DeKalb City Council OKs 1 TIF loan, delays vote on 2nd

DeKALB – Despite concerns about how to get its money back if the business fails, the DeKalb City Council has agreed to loan the owners of Lincoln Inn Restaurant $355,000 to convert one of the old DeKalb Clinic buildings into a banquet hall.

However, the council wants more time before approving a similar loan of $423,900 to Pappas Development. DeKalb aldermen will take a final vote at their May 28 meeting.

John Pappas, one of the partners behind the development, said he provided more financial information to council members Tuesday.

“Whatever they ask, we provide,” Pappas said. “They asked the right questions. They have a right to ask those questions, and we provide the information.”

The council unanimously approved loaning tax increment financing funds to Bill and Joy McMahon, which they will repay in new property and sales tax revenue through operating their banquet hall, Faranda’s. Monica O’Leary, 7th Ward alderwoman, was not present for the meeting.

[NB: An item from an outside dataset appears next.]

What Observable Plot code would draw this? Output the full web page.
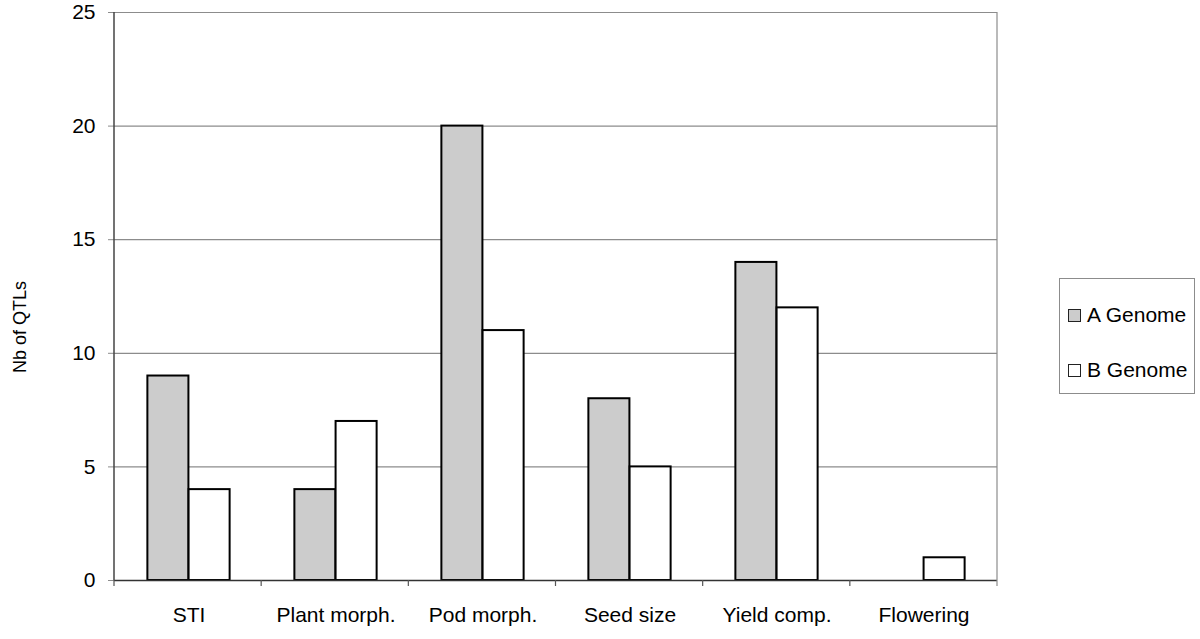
<!DOCTYPE html>
<html><head><meta charset="utf-8">
<script src="https://cdn.jsdelivr.net/npm/d3@7"></script>
<script src="https://cdn.jsdelivr.net/npm/@observablehq/plot@0.6"></script>
<style>
body{margin:0;background:#fff;font-family:"Liberation Sans",Arial,sans-serif;}
#wrap{position:relative;width:1200px;height:639px;overflow:hidden;}
#ytitle{position:absolute;left:20px;top:327px;transform:translate(-50%,-50%) rotate(-90deg);font-size:18px;white-space:nowrap;color:#000;}
#legend{position:absolute;left:1059px;top:278px;width:136px;height:116px;border:1px solid #8c8c8c;box-sizing:border-box;font-size:21px;color:#000;}
.row{position:absolute;left:8px;display:flex;align-items:center;white-space:nowrap;}
.sw{width:11px;height:11px;border:1.5px solid #222;margin-right:6px;}
</style></head><body><div id="wrap"></div>
<script>
const categories = ["STI","Plant morph.","Pod morph.","Seed size","Yield comp.","Flowering"];
const aGenome = [9,4,20,8,14,0];
const bGenome = [4,7,11,5,12,1];
const yTicks = [0,5,10,15,20,25];
const seriesNames = ["A Genome","B Genome"];
const seriesFills = ["#cccccc","#ffffff"];
const yTitle = "Nb of QTLs";

const W=1200,H=639, mL=114, mR=203, mT=12, mB=59;
const step=(W-mL-mR)/categories.length;
const table = categories.map((c,i)=>({category:c, a:aGenome[i], b:bGenome[i]}));

function frameLines(index, scales, values, dims){
  const n = categories.length;
  const x0 = dims.marginLeft, x1 = dims.width - dims.marginRight;
  const yb = dims.height - dims.marginBottom, yt = dims.marginTop;
  const xs = d3.range(n+1).map(i => x0 + i*(x1-x0)/n);
  const g = d3.create("svg:g");
  // right border
  g.append("line").attr("x1",x1).attr("x2",x1).attr("y1",yt).attr("y2",yb+6).attr("stroke","#8c8c8c").attr("stroke-width",1.2);
  // boundary ticks
  xs.slice(0,n).forEach(xx=>g.append("line").attr("x1",xx).attr("x2",xx).attr("y1",yb).attr("y2",yb+6).attr("stroke","#555").attr("stroke-width",1.2));
  // left axis line
  g.append("line").attr("x1",x0).attr("x2",x0).attr("y1",yt).attr("y2",yb).attr("stroke","#444").attr("stroke-width",1.5);
  return g.node();
}

const plot = Plot.plot({
  width:W, height:H, marginLeft:mL, marginRight:mR, marginTop:mT, marginBottom:mB,
  style:{fontFamily:'"Liberation Sans",Arial,sans-serif', fontSize:"21px", color:"#000", background:"#fff", overflow:"visible"},
  x:{type:"band", domain:categories, padding:0, axis:null},
  y:{domain:[0,25], axis:null},
  marks:[
    Plot.gridY(yTicks.filter(v=>v>0), {stroke:"#8c8c8c", strokeOpacity:1, strokeWidth:1.2}),
    Plot.barY(table.filter(d=>d.a>0), {x:"category", y:"a", fill:seriesFills[0], stroke:"#000", strokeWidth:2, insetLeft:0.22*step, insetRight:0.5*step}),
    Plot.barY(table.filter(d=>d.b>0), {x:"category", y:"b", fill:seriesFills[1], stroke:"#000", strokeWidth:2, insetLeft:0.5*step, insetRight:0.22*step}),
    Plot.axisY({ticks:yTicks, tickSize:6, tickPadding:13, stroke:"#8c8c8c", fontSize:21, label:null}),
    Plot.ruleY([0], {stroke:"#333", strokeWidth:1.5}),
    Plot.axisX({tickSize:0, tickPadding:27, fontSize:21, label:null}),
    frameLines
  ]
});
const wrap = document.getElementById("wrap");
wrap.appendChild(plot);
const yt = document.createElement("div"); yt.id="ytitle"; yt.textContent=yTitle; wrap.appendChild(yt);
const lg = document.createElement("div"); lg.id="legend";
seriesNames.forEach((s,i)=>{
  const r=document.createElement("div"); r.className="row"; r.style.top=(i===0?24:79)+"px";
  const sw=document.createElement("div"); sw.className="sw"; sw.style.background=seriesFills[i];
  const t=document.createElement("span"); t.textContent=s;
  r.appendChild(sw); r.appendChild(t); lg.appendChild(r);
});
wrap.appendChild(lg);
</script></body></html>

The banquet hall will be located at 302 Grove St., the site of the old DeKalb Clinic Annex. The McMahons purchased the property at auction for $181,500 in March.

Roger Hopkins, the city’s economic development consultant, said with the exception of Northern Illinois University, there are no large venues in the city.

“I think this banquet hall is necessary for DeKalb to
remain competitive,” Hopkins said.

Pappas wants to develop a restaurant or retail center at 2211 Sycamore Road, site of the vacant Small’s Furniture building. Since the last council meeting, Pappas decreased his his loan request from $628,000 to $423,900. Pappas has to attract certain businesses, however, or he will be unable to pay the loan back.

Despite some of their concerns, the City Council voted 7-0 to receive and file Pappas’ request. A motion to make that vote final failed.

Each of the TIF loans have clawback provisions. If Pappas or the McMahons fail to recoup the loan amount through sales and property tax revenue within a certain period of time, the business owners have to repay the city.

The provisions were a concern for the council members, who wondered whether they would recoup the money if either venture failed. Both Pappas and Bill McMahon each said they are aware of the financial risks, and that the city staff has signed off on the details.

“If this doesn’t go through, my wife and I know we are on the line,” Bill McMahon said.